### Problem requirements
Skip the pictures, please, and write out exactly the lines from the opening of the data through the line containing "YAxis, CartesianGrid, Legend".

### Data excerpt
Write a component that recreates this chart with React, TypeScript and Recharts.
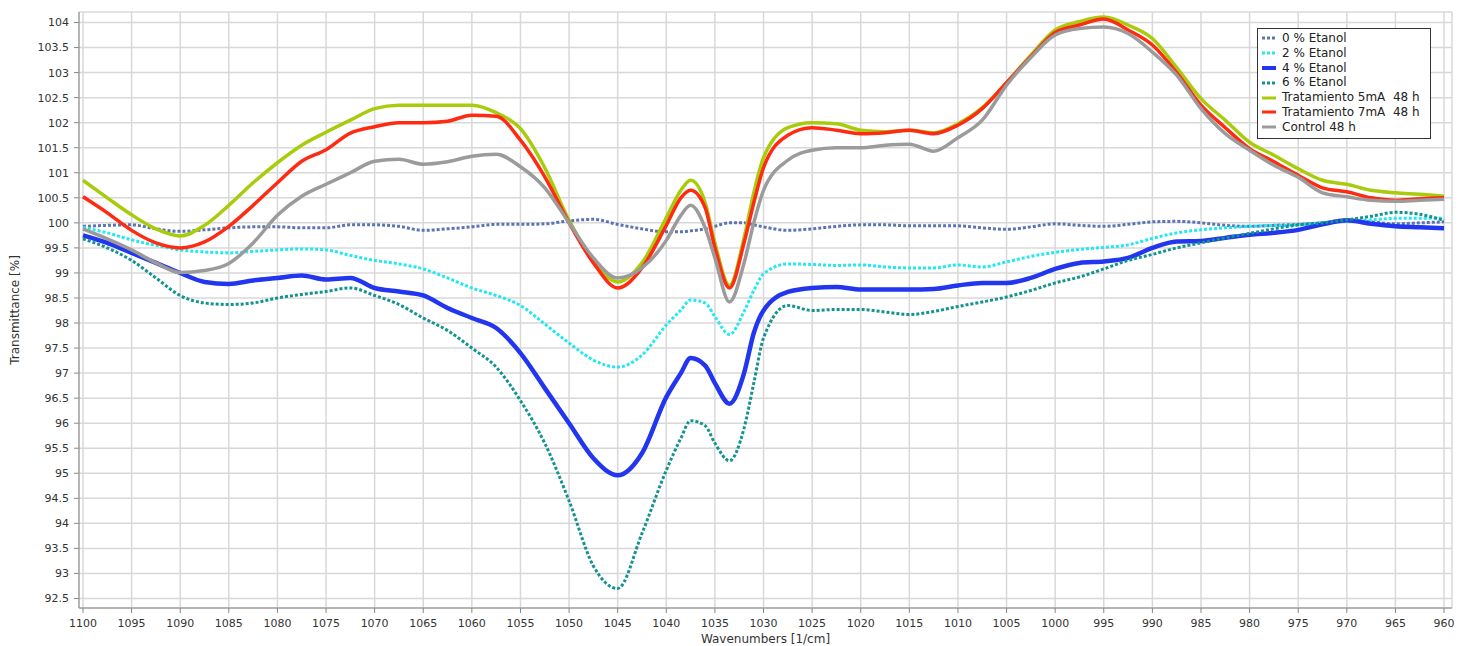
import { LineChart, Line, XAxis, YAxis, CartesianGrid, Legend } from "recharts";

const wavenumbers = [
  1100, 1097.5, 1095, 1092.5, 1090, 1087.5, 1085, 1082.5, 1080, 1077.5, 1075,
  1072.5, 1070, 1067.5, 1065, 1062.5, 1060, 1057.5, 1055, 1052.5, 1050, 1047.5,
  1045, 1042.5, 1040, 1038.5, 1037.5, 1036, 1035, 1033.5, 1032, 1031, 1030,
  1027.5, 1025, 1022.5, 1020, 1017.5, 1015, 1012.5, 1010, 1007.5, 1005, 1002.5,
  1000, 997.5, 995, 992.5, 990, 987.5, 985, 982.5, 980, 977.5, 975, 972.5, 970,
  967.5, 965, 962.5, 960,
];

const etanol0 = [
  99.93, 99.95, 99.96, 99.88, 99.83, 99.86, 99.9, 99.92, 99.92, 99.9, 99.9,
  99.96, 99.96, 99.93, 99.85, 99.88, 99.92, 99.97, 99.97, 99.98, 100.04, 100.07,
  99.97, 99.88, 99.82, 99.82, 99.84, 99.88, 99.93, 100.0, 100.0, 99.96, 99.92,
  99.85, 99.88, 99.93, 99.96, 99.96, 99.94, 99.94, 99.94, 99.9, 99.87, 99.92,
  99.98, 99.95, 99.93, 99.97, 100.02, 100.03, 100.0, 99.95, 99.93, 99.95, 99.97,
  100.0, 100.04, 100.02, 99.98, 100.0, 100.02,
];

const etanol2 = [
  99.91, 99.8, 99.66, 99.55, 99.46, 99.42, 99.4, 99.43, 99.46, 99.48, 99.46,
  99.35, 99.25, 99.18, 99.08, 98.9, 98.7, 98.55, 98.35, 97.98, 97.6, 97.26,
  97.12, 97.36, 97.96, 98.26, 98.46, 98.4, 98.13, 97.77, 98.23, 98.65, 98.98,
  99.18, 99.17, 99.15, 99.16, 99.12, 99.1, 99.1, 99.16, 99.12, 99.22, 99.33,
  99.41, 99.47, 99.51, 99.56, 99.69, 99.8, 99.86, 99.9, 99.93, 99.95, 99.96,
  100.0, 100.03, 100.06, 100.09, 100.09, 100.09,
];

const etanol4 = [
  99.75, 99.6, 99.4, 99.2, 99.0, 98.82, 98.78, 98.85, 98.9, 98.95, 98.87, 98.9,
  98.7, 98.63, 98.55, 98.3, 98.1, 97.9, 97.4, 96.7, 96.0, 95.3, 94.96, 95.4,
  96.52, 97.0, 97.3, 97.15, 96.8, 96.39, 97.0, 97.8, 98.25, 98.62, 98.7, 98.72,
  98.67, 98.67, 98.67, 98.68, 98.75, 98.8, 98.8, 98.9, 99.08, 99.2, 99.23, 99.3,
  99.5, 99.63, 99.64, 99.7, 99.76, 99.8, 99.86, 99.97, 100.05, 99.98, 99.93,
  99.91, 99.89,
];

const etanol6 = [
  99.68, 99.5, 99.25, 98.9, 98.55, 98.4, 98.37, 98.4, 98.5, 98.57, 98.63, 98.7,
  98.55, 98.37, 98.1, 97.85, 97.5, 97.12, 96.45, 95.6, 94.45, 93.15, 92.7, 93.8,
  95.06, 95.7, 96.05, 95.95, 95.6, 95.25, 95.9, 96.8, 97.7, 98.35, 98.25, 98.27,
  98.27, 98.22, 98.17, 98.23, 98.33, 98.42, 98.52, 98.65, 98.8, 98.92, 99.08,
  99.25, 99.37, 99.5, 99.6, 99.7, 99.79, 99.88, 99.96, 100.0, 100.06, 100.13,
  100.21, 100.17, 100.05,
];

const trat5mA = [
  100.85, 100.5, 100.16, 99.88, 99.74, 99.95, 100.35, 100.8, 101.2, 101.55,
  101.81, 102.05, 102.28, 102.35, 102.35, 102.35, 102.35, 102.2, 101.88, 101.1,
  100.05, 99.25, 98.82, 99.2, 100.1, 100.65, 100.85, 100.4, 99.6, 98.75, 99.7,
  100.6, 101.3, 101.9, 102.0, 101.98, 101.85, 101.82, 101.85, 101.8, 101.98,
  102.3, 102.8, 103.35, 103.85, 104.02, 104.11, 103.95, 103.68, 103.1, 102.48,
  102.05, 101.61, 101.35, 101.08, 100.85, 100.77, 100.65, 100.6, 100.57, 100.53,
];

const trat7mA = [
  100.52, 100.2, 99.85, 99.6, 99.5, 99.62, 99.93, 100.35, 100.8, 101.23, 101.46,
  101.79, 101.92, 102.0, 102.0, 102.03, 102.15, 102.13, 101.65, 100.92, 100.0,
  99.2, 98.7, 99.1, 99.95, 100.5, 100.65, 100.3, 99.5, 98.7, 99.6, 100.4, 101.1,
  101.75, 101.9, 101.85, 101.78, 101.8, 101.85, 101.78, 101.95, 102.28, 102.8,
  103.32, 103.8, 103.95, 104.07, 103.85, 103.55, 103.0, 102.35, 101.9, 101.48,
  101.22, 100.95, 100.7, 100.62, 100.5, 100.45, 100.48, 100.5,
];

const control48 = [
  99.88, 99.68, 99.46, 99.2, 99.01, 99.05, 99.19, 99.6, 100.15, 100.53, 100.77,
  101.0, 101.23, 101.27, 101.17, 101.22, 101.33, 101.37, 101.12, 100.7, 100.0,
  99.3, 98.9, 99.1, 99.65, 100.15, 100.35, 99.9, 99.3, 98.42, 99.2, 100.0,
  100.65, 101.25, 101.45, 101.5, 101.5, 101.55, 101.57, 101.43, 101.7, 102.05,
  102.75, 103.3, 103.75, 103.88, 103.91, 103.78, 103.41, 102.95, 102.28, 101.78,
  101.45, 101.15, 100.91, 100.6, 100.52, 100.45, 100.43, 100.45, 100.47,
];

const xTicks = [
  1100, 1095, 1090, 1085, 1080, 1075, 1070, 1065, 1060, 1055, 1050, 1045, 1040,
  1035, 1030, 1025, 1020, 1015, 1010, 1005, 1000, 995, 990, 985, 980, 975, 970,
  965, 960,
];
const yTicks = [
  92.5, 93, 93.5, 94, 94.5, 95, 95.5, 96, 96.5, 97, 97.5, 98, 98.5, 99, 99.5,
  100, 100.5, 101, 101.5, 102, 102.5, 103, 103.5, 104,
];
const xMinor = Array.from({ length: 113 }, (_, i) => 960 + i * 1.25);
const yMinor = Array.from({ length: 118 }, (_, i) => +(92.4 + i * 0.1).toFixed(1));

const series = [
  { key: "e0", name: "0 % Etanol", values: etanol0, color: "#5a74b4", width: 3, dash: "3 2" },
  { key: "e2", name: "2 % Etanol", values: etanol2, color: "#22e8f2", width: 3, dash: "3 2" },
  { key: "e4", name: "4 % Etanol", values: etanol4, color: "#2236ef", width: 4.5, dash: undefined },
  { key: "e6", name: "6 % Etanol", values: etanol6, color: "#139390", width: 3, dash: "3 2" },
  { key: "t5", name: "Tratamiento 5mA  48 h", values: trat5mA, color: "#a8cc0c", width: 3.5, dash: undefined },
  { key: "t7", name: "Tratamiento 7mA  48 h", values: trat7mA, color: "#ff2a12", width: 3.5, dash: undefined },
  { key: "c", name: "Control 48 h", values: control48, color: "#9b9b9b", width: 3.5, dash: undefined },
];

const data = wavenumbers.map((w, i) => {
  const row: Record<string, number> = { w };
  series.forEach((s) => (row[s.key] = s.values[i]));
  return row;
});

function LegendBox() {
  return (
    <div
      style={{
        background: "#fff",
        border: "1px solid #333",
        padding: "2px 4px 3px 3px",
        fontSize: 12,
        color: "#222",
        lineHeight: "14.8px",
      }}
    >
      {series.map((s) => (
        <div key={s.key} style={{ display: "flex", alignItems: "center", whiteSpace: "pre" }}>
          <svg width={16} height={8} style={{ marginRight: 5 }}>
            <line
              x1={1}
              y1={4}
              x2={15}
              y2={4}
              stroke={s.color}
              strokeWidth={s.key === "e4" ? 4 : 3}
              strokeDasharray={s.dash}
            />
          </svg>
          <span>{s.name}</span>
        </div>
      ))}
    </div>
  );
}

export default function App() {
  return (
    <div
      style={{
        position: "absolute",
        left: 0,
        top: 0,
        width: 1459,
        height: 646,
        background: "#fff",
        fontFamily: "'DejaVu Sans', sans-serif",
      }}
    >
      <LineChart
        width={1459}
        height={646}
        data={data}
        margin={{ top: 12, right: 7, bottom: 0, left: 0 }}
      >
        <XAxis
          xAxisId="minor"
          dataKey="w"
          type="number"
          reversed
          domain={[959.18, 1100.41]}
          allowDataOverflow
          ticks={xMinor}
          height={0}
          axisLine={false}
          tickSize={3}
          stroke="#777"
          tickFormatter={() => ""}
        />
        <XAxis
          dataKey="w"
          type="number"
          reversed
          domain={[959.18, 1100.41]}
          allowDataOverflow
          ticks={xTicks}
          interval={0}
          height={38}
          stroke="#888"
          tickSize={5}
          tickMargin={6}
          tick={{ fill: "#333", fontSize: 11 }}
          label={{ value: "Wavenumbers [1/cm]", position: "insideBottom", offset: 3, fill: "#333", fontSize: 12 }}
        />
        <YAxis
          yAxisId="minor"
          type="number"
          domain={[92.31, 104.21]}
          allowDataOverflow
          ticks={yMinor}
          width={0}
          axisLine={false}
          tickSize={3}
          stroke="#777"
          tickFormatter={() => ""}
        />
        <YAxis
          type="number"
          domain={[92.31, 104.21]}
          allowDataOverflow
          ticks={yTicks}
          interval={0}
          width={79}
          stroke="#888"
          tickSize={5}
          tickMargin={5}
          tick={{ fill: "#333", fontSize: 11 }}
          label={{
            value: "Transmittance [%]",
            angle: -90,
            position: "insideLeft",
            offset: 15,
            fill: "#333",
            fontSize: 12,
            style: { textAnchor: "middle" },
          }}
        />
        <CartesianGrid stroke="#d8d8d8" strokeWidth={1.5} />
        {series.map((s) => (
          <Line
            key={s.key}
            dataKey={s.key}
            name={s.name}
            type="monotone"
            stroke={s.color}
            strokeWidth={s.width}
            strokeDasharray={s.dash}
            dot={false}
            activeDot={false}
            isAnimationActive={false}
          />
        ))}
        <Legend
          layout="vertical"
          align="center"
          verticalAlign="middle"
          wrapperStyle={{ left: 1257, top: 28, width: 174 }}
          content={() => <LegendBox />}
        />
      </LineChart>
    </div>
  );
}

### Task answer
Write a component that recreates this chart with React, TypeScript and Recharts.
import { LineChart, Line, XAxis, YAxis, CartesianGrid, Legend } from "recharts";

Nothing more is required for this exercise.